Introduction
In C#, there is a type named ValueType. Numeric types such as int, double are all derived from it. Sometimes we may want to compare two ValueType object (the two object are actually the same numeric type). In some conditions, though we can know what the real numeric type the object is, we may not want to perform a casting and wish that there is a way to just compare them bit by bit.
Well, to the best of my knowledge, there are two ways to do the comparison, which are Object.Equals, and casting.
Benchmark
We use the code below to run the benchmark. The experiment environment is Intel i7-12700, 64bits, Windows 11, .NET 6.
using System;
using BenchmarkDotNet.Attributes;
using BenchmarkDotNet.Running;
public class Program
{
public static void Main(string[] args)
{
var summary = BenchmarkRunner.Run(typeof(Program).Assembly);
Console.WriteLine(summary);
}
}
public class UnitTestCompare
{
public static List<Tuple<ValueType, ValueType>> data = new List<Tuple<ValueType, ValueType>>();
static UnitTestCompare()
{
for(int i = 0; i < 10000; i++)
{
data.Add(new Tuple<ValueType, ValueType>(
new Random(DateTime.Now.Millisecond).Next(-9999, 9999),
new Random(DateTime.Now.Millisecond).Next(-9999, 9999)
));
}
}
[Benchmark]
public void ObjectEqual()
{
bool res;
foreach (var (a, b) in data)
{
res = a.Equals(b);
}
}
[Benchmark]
public void CastingEqual()
{
bool res;
foreach (var (a, b) in data)
{
res = (int)a == (int)b;
}
}
}
The result is listed below.
| Method | Mean | Error | StdDev |
|-------------- |----------:|----------:|----------:|
| ObjectEqual | 26.425 us | 0.5037 us | 0.5800 us |
| CastingEqual | 9.449 us | 0.1850 us | 0.2272 us |
Obviously, Casting is much faster than Object.Equals. But why?
Principle
I read the source code of Object.Equals and here is its implementation.

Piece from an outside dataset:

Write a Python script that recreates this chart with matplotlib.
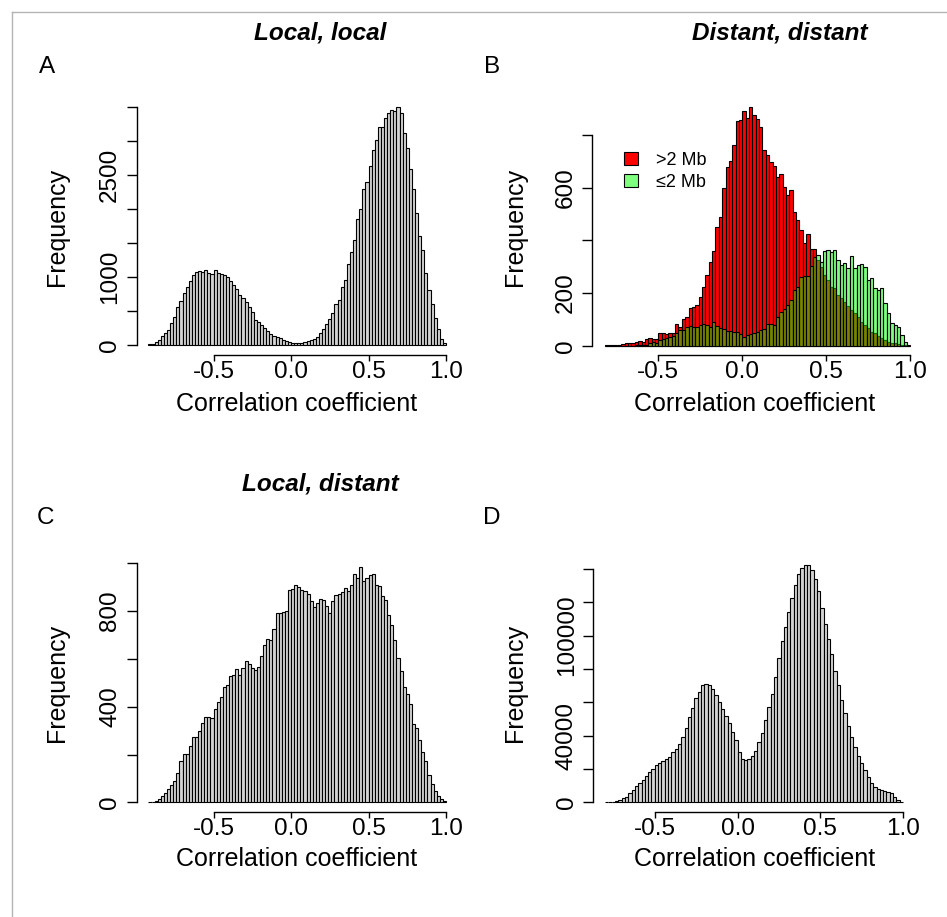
import numpy as np
import matplotlib
matplotlib.use("Agg")
import matplotlib.pyplot as plt
from matplotlib.patches import Patch
from matplotlib.lines import Line2D

plt.rcParams['font.family'] = ['Liberation Sans', 'DejaVu Sans']

# ---- data: histogram counts per 0.02-wide bin ----
# A: local, local  (bins -0.92 .. 1.00)
local_local = [10, 15, 40, 75, 130, 180, 220, 330, 415, 560,
               650, 760, 860, 945, 1025, 1075, 1090, 1080, 1100, 1055,
               1040, 1110, 1065, 1050, 1025, 995, 945, 880, 820, 735,
               685, 637, 565, 490, 368, 343, 294, 255, 206, 162,
               132, 113, 98, 74, 59, 44, 34, 30, 34, 34,
               44, 59, 74, 93, 122, 170, 230, 310, 377, 475,
               598, 660, 850, 955, 1190, 1370, 1550, 1860, 2000, 2290,
               2390, 2630, 2865, 3020, 3200, 3210, 3345, 3415, 3455, 3445,
               3500, 3415, 3125, 2890, 2590, 2300, 1945, 1600, 1395, 1055,
               810, 610, 390, 230, 83, 34]

# B: distant, distant  (bins -0.82 .. 1.00)
dist_far = [1, 1, 2, 2, 3, 5, 10, 10, 12, 16,
            18, 15, 24, 30, 27, 25, 47, 47, 45, 50,
            50, 82, 72, 101, 110, 144, 146, 154, 186, 224,
            268, 319, 361, 452, 490, 598, 677, 703, 761, 855,
            857, 893, 863, 908, 876, 860, 832, 743, 724, 698,
            684, 639, 652, 604, 572, 591, 509, 477, 439, 389,
            424, 366, 366, 325, 300, 268, 249, 224, 218, 192,
            180, 167, 151, 135, 123, 108, 91, 78, 66, 53,
            47, 37, 28, 22, 15, 11, 9, 6, 3, 1, 0]
dist_near = [0, 0, 0, 0, 0, 0, 0, 0, 0, 1,
             2, 3, 3, 9, 15, 12, 22, 24, 28, 32,
             37, 48, 60, 60, 71, 76, 71, 72, 78, 82,
             78, 72, 91, 75, 66, 62, 57, 56, 53, 51,
             43, 34, 41, 43, 49, 53, 60, 62, 81, 82,
             78, 108, 127, 138, 154, 173, 211, 224, 262, 265,
             266, 304, 338, 344, 319, 361, 363, 357, 363, 325,
             306, 315, 294, 341, 294, 306, 310, 300, 249, 258,
             218, 211, 218, 161, 123, 85, 78, 72, 41, 15, 3]

# C: local, distant  (bins -0.92 .. 1.00)
local_dist = [3, 3, 7, 15, 27, 39, 56, 71, 88, 124,
              172, 201, 201, 234, 275, 275, 297, 333, 358, 355,
              352, 389, 420, 441, 483, 492, 529, 532, 559, 533,
              562, 591, 577, 563, 555, 568, 612, 660, 683, 679,
              724, 791, 791, 798, 801, 890, 893, 911, 901, 889,
              883, 870, 843, 819, 832, 852, 846, 822, 791, 844,
              868, 873, 879, 898, 886, 908, 954, 940, 983, 926,
              939, 951, 956, 911, 905, 861, 845, 785, 742, 681,
              604, 550, 483, 455, 412, 328, 310, 259, 212, 172,
              113, 75, 46, 27, 13, 4]

# D: all pairs  (bins -0.80 .. 1.00)
all_pairs = [200, 200, 400, 800, 1400, 2400, 3400, 5400, 7400, 9800,
             11400, 13600, 15800, 18200, 20200, 22200, 23800, 25000, 25800, 27200,
             30200, 32200, 35200, 39000, 44400, 51200, 56800, 62800, 66400, 70600,
             71000, 70600, 68000, 64200, 60200, 56200, 51800, 47400, 42400, 37400,
             30000, 26200, 25600, 26000, 27800, 30800, 36000, 41800, 49400, 57200,
             65000, 75400, 86400, 96600, 105400, 114200, 122400, 130200, 136800, 140800,
             142600, 142600, 139200, 133800, 126600, 116800, 107000, 98000, 88800, 79000,
             70400, 61600, 53600, 46000, 39000, 33200, 27800, 23400, 19200, 15200,
             11400, 9000, 8000, 7200, 6800, 6200, 5400, 3400, 1200, 200]

bin_w = 0.02
start_A, start_B, start_C, start_D = -0.92, -0.82, -0.92, -0.80

xticks = [-0.5, 0.0, 0.5, 1.0]
xticklabels = ['-0.5', '0.0', '0.5', '1.0']
yticks_A = [0, 500, 1000, 1500, 2000, 2500, 3000, 3500]
ylab_A = ['0', '', '1000', '', '', '2500', '', '']
yticks_B = [0, 200, 400, 600, 800]
ylab_B = ['0', '200', '', '600', '']
yticks_C = [0, 200, 400, 600, 800, 1000]
ylab_C = ['0', '', '400', '', '800', '']
yticks_D = [0, 20000, 40000, 60000, 80000, 100000, 120000, 140000]
ylab_D = ['0', '', '40000', '', '', '100000', '', '']

W, H = 947, 917
fig = plt.figure(figsize=(W / 100, H / 100), dpi=100)
FS = 17.5


def px_axes(x0, x1, ytop, ybot):
    return fig.add_axes([x0 / W, 1 - ybot / H, (x1 - x0) / W, (ybot - ytop) / H])


def ftext(x, y, s, **kw):
    fig.text(x / W, 1 - y / H, s, ha='center', va='center', **kw)


def style(ax, xlim, ylim, yt, ylabs):
    ax.set_xlim(*xlim)
    ax.set_ylim(*ylim)
    for s in ['top', 'right']:
        ax.spines[s].set_visible(False)
    ax.spines['left'].set_bounds(yt[0], yt[-1])
    ax.spines['bottom'].set_bounds(-0.5, 1.0)
    for s in ['left', 'bottom']:
        ax.spines[s].set_linewidth(1.0)
    ax.set_xticks(xticks)
    ax.set_xticklabels(xticklabels)
    ax.set_yticks(yt)
    ax.set_yticklabels(ylabs, rotation=90, va='center')
    ax.tick_params(width=1.0, labelsize=FS)
    ax.tick_params(axis='y', length=7, pad=4)
    ax.tick_params(axis='x', length=4.5, pad=0)


def hist(ax, start, counts, **kw):
    edges = start + bin_w * np.arange(len(counts))
    ax.bar(edges, counts, width=bin_w, align='edge', edgecolor='black',
           linewidth=0.8, **kw)


# A
axA = px_axes(136.5, 458, 97.5, 354.5)
hist(axA, start_A, local_local, color='lightgray')
style(axA, (-0.997, 1.077), (-140, 3640), yticks_A, ylab_A)

# B
axB = px_axes(592.3, 922.6, 97.1, 355.2)
hist(axB, start_B, dist_far, color='#ff0000')
hist(axB, start_B, dist_near, color=(0, 1, 0, 0.5))
style(axB, (-0.893, 1.073), (-36, 944), yticks_B, ylab_B)
handles = [Patch(facecolor='#ff0000', edgecolor='black', linewidth=0.8),
           Patch(facecolor=(0, 1, 0, 0.5), edgecolor='black', linewidth=0.8)]
axB.legend(handles, ['>2 Mb', '\u22642 Mb'], loc='upper left',
           bbox_to_anchor=(615 / W, 1 - 143 / H), bbox_transform=fig.transFigure,
           frameon=False, fontsize=13, handlelength=0.75, handleheight=0.75,
           handletextpad=1.0, labelspacing=0.25, borderpad=0)

# C
axC = px_axes(136.5, 458, 553.7, 811.9)
hist(axC, start_C, local_dist, color='lightgray')
style(axC, (-0.997, 1.077), (-40, 1040), yticks_C, ylab_C)

# D
axD = px_axes(593.2, 914.9, 555.6, 811.8)
hist(axD, start_D, all_pairs, color='lightgray')
style(axD, (-0.872, 1.072), (-5700, 148000), yticks_D, ylab_D)

# text
for (x, y, s) in [(47, 67, 'A'), (492, 67, 'B'), (45, 518, 'C'), (492, 518, 'D')]:
    ftext(x, y, s, fontsize=FS)
for (x, y, s) in [(320, 33, 'Local, local'), (780, 33, 'Distant, distant'),
                  (320, 484, 'Local, distant')]:
    ftext(x, y, s, fontsize=FS, fontweight='bold', fontstyle='italic')
for (x, y) in [(57, 227), (515, 227), (57, 683), (515, 683)]:
    ftext(x, y, 'Frequency', fontsize=18, rotation=90)
for (x, y) in [(297, 404), (755, 404), (297, 859), (755, 859)]:
    ftext(x, y, 'Correlation coefficient', fontsize=18)

# thin frame at top and left
fig.add_artist(Line2D([12 / W, 1], [1 - 12 / H, 1 - 12 / H], color='#b4b4b4', lw=1))
fig.add_artist(Line2D([12 / W, 12 / W], [0, 1 - 12 / H], color='#b4b4b4', lw=1))

fig.savefig('out.png', dpi=100)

public virtual bool Equals(object? obj)
{
return RuntimeHelpers.Equals(this, obj);
}
public static bool Equals(object? objA, object? objB)
{
if (objA == objB)
{
return true;
}
if (objA == null || objB == null)
{
return false;
}
return objA.Equals(objB);
}
It asks the derived class for an implementation, otherwise it use the default comparison method.
Then, let's find its override in Int32, as is shown below.

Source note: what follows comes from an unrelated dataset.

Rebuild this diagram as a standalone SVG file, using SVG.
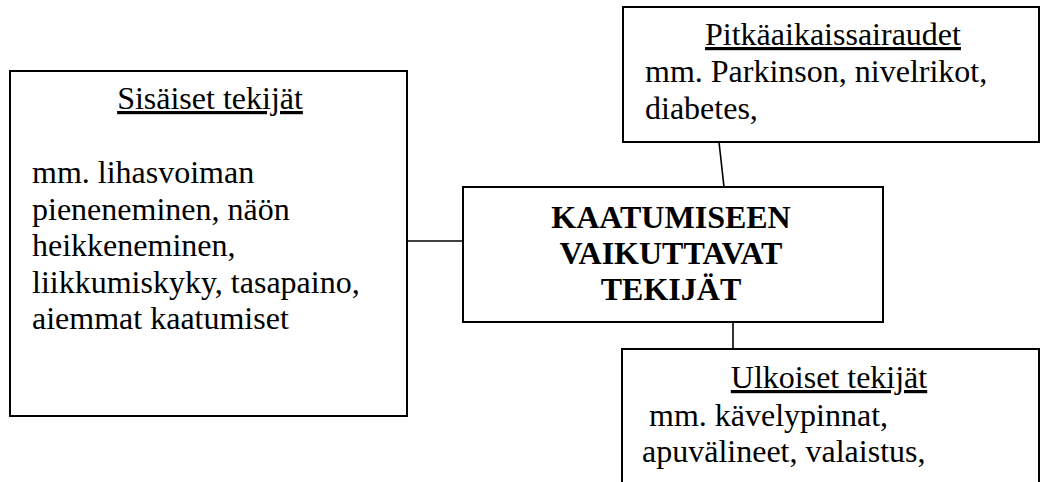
<svg xmlns="http://www.w3.org/2000/svg" width="1041" height="482" viewBox="0 0 1041 482">
<style>
.box{fill:#fff;stroke:#000;stroke-width:2}
.conn line{stroke:#000;stroke-width:1.6}
text{font-family:"Liberation Serif","Times New Roman",serif;font-size:32px;fill:#000}
.t{text-anchor:middle;text-decoration:underline}
.b{font-weight:bold;text-anchor:middle}
</style>
<rect width="1041" height="482" fill="#fff"/>
<g class="conn">
<line x1="407" y1="241" x2="463" y2="241"/>
<line x1="719" y1="142" x2="724" y2="187"/>
<line x1="733" y1="322" x2="733" y2="349"/>
</g>
<g id="sisaiset">
<rect class="box" x="10" y="71" width="397" height="345"/>
<text class="t" x="210" y="109">Sisäiset tekijät</text>
<text x="32" y="183">mm. lihasvoiman</text>
<text x="32" y="220">pieneneminen, näön</text>
<text x="32" y="256">heikkeneminen,</text>
<text x="32" y="293">liikkumiskyky, tasapaino,</text>
<text x="32" y="329">aiemmat kaatumiset</text>
</g>
<g id="pitkaaikais">
<rect class="box" x="623" y="7" width="416" height="135"/>
<text class="t" x="833" y="45">Pitkäaikaissairaudet</text>
<text x="645" y="82">mm. Parkinson, nivelrikot,</text>
<text x="645" y="119">diabetes,</text>
</g>
<g id="keskus">
<rect class="box" x="463" y="187" width="420" height="135"/>
<text class="b" x="671" y="228">KAATUMISEEN</text>
<text class="b" x="671" y="264">VAIKUTTAVAT</text>
<text class="b" x="671" y="300">TEKIJÄT</text>
</g>
<g id="ulkoiset">
<rect class="box" x="622" y="349" width="417" height="200"/>
<text class="t" x="829" y="388">Ulkoiset tekijät</text>
<text x="649" y="426">mm. kävelypinnat,</text>
<text x="642" y="462">apuvälineet, valaistus,</text>
</g>
</svg>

public override bool Equals([NotNullWhen(true)] object? obj)
{
if (!(obj is int))
{
return false;
}
return m_value == ((int)obj).m_value;
}
Here is it! The override also cast the object to Int32 while there are some extra instructions, which slow down the speed.
Futher Look
After that, I did an extra experiment, adding the code below to run benchmark.
[Benchmark]
public void LeftEqual()
{
bool res;
foreach (var (a, b) in data)
{
res = a.Equals((int)b);
}
}
[Benchmark]
public void RightEqual()
{
bool res;
foreach (var (a, b) in data)
{
res = ((int)a).Equals(b);
}
}
I want to verify that which part consumes more time. But something strange happened, as is listed below.
| Method | Mean | Error | StdDev |
|-------------- |----------:|----------:|----------:|
| ObjectEqual | 26.989 us | 0.3632 us | 0.3398 us |
| LeftEqual | 39.699 us | 0.4720 us | 0.7622 us |
| RightEqual | 9.938 us | 0.1789 us | 0.3360 us |
| CastingEqual | 8.891 us | 0.1773 us | 0.2242 us |
The LeftEqual is even slower than ObjectEqual! It shocked me because it's 13 us slower than it, which is bigger than the time of CastingEqual.
The reason is that there is actually two extra casting. The first time is in our code, we write (int)b. The second time is the construction of the parameter of Object.Equals(). It accepts a parameter of type Object, so the "int b" was casted to Object again. In this way, the average casting time is about 6.5 us, which well matches the results above.
Conclusion
Somtimes, we may think it's ugly to casting an object to a certain type and choose some other ways to complete the things. However, sometimes, especially in the condition that high performance is required, casting may not be a bad choice.